Re: [PATCH v4 05/11] iommu/sva: Assign a PASID to mm on PASID allocation and free it on mm exit

From: Lu Baolu
Date: Wed Apr 13 2022 - 07:14:21 EST


Hi Dave,

On 2022/4/12 23:35, Dave Hansen wrote:
On 4/12/22 08:10, Jean-Philippe Brucker wrote:
I wonder if the Intel and ARM IOMMU code differ in the way they keep
references to the mm, or if this affects Intel as well, but we just
haven't tested the code enough.
The Arm code was written expecting the PASID to be freed on unbind(), not
mm exit. I missed the change of behavior, sorry (I thought your plan was
to extend PASID lifetime, not shorten it?) but as is it seems very broken.
For example in the iommu_sva_unbind_device(), we have
arm_smmu_mmu_notifier_put() clearing the PASID table entry for
"mm->pasid", which is going to end badly if the PASID has been cleared or
reallocated. We can't clear the PASID entry in mm exit because at that
point the device may still be issuing DMA for that PASID and we need to
quiesce the entry rather than deactivate it.

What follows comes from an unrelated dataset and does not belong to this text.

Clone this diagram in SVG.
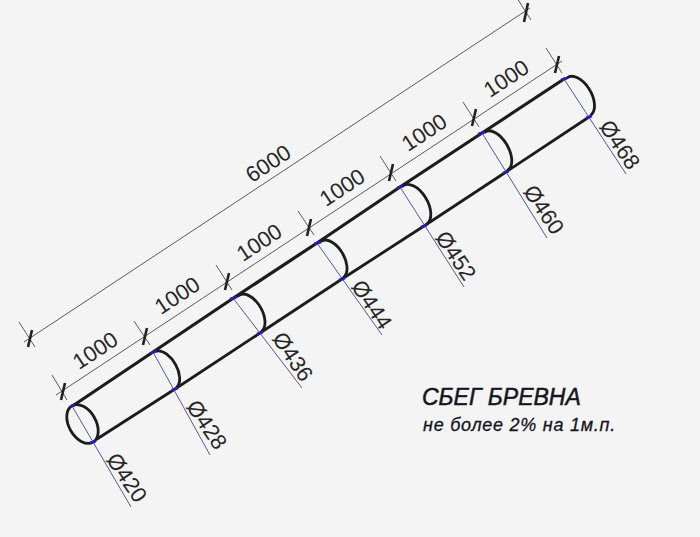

I think we ended up flipping some of this around on the Intel side.
Instead of having to quiesce the device on mm exit, we don't let the mm
exit until the device is done.

The Intel IOMMU code doesn't quiesce the device on mm exit. It only
tears down the PASID entry so that the subsequent device accesses to mm
is dropped silently.

Just like ARM, Intel IOMMU code also expects that PASID should be freed
and reused after device is done (i.e. after iommu_sva_unbind_device())
so that the PASID could be drained in both hardware and software before
reusing it for other purpose.


When you program the pasid into the device, it's a lot like when you
create a thread. We bump the reference count on the mm when we program
the page table pointer into a CPU. We drop the thread's reference to
the mm when the thread exits and will no longer be using the page tables.

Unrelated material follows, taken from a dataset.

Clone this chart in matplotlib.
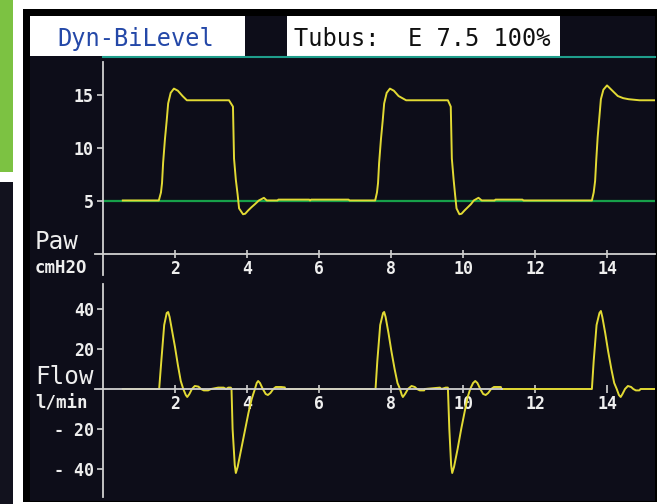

Same thing with pasids. We bump the refcount on the mm when the pasid
is programmed into the device. Once the device is done with the mm, we
drop the mm.

Basically, instead of recounting the pasid itself, we just refcount the mm.

Above makes sense to me. It guarantees that the mm->pasid could only be
freed and reused after the device is done.

Best regards,
baolu